Top 6 Image-to-Video AI Generators in 2026: A Side-by-Side Comparison

We tested 6 of the top image-to-video AI generators in 2026 using the same image and prompt. In this article, you’ll see how Runway, Hailuo AI, Google Veo 3, Midjourney, Kling, and Dream Machine compare in terms of video quality, realism, speed, pricing, and more.

by Josephine Loo · July 2025 · Updated January 2026

Contents

The gap between AI-generated images and videos is closing fast. AI-generated videos are improving rapidly and becoming just as impressive as AI-generated images. Now, AI can not only create videos from text prompts, but also take a single photo and turn it into a video that moves and tells a story.

We’re no longer just looking at research demos. Tools and platforms built for end users already exist. They have user-friendly interfaces and even APIs that you can use to integrate their features into your project easily.

I tested some of the top image-to-video AI generators available in 2026 using the exact same image and prompt across the board. In this article, I’ll walk you through each of them and show how they performed. We’ll look at their output quality, generation speed, realism, API availability, and of course, pricing to help you decide which one’s worth trying out.

Here’s the prompt I used:

_ The camera moves from the front to the back of the cat, as she stands up and looks towards the direction of the island where she's arriving. _

…and here's the input image:

Gen4 A wide angle shot of @Kitty enjoying her life on @Boat 2058223576.png

Let’s take a look at how each of them performed.

1. Runway

Runway has been a big name in the AI video generation space for a while. With their Gen-4 model (released on 31 March 2025), they’ve made some solid upgrades, especially in character consistency, camera movement, and overall motion. This allows users to generate the same scene from different angles, cinematography styles, or even characters’ expressions to experiment and produce the result that they want.

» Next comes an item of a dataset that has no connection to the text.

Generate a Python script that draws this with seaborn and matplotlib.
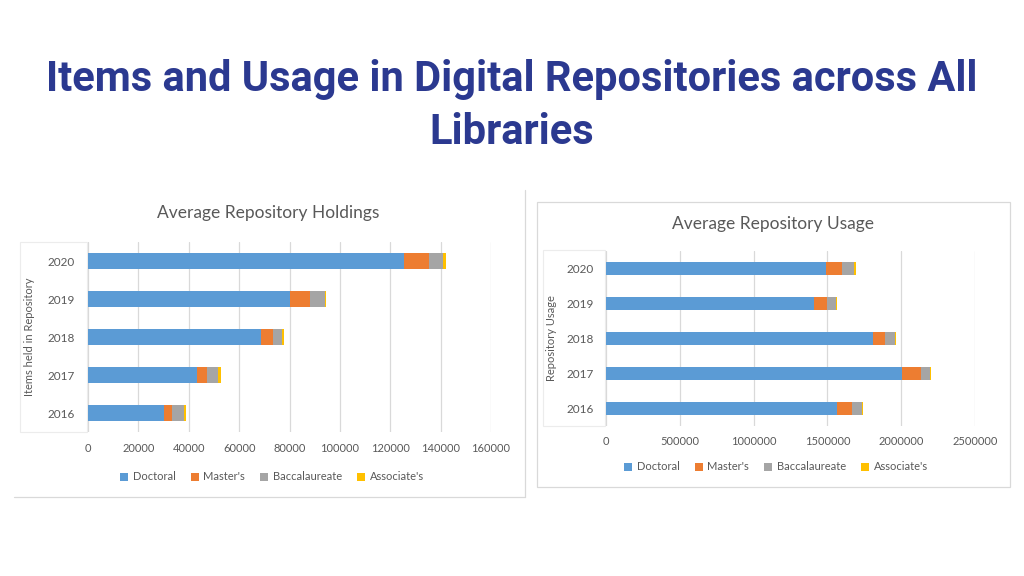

Here’s what you can do for basic image-to-video generation:

Generate videos from an image alone or image + text prompt
Choose from multiple aspect ratios
Choose video duration

Optional features after video generation:

Expand the video to a new aspect ratio using a prompt or guidance image
Upscale video to 4K
Apply new styles
Add audio and lip sync (multi-speakers but human faces only)
Adjust video - trim, reverse, speed, shake

Resolution: 720p, 1080p (4K available with extra credits)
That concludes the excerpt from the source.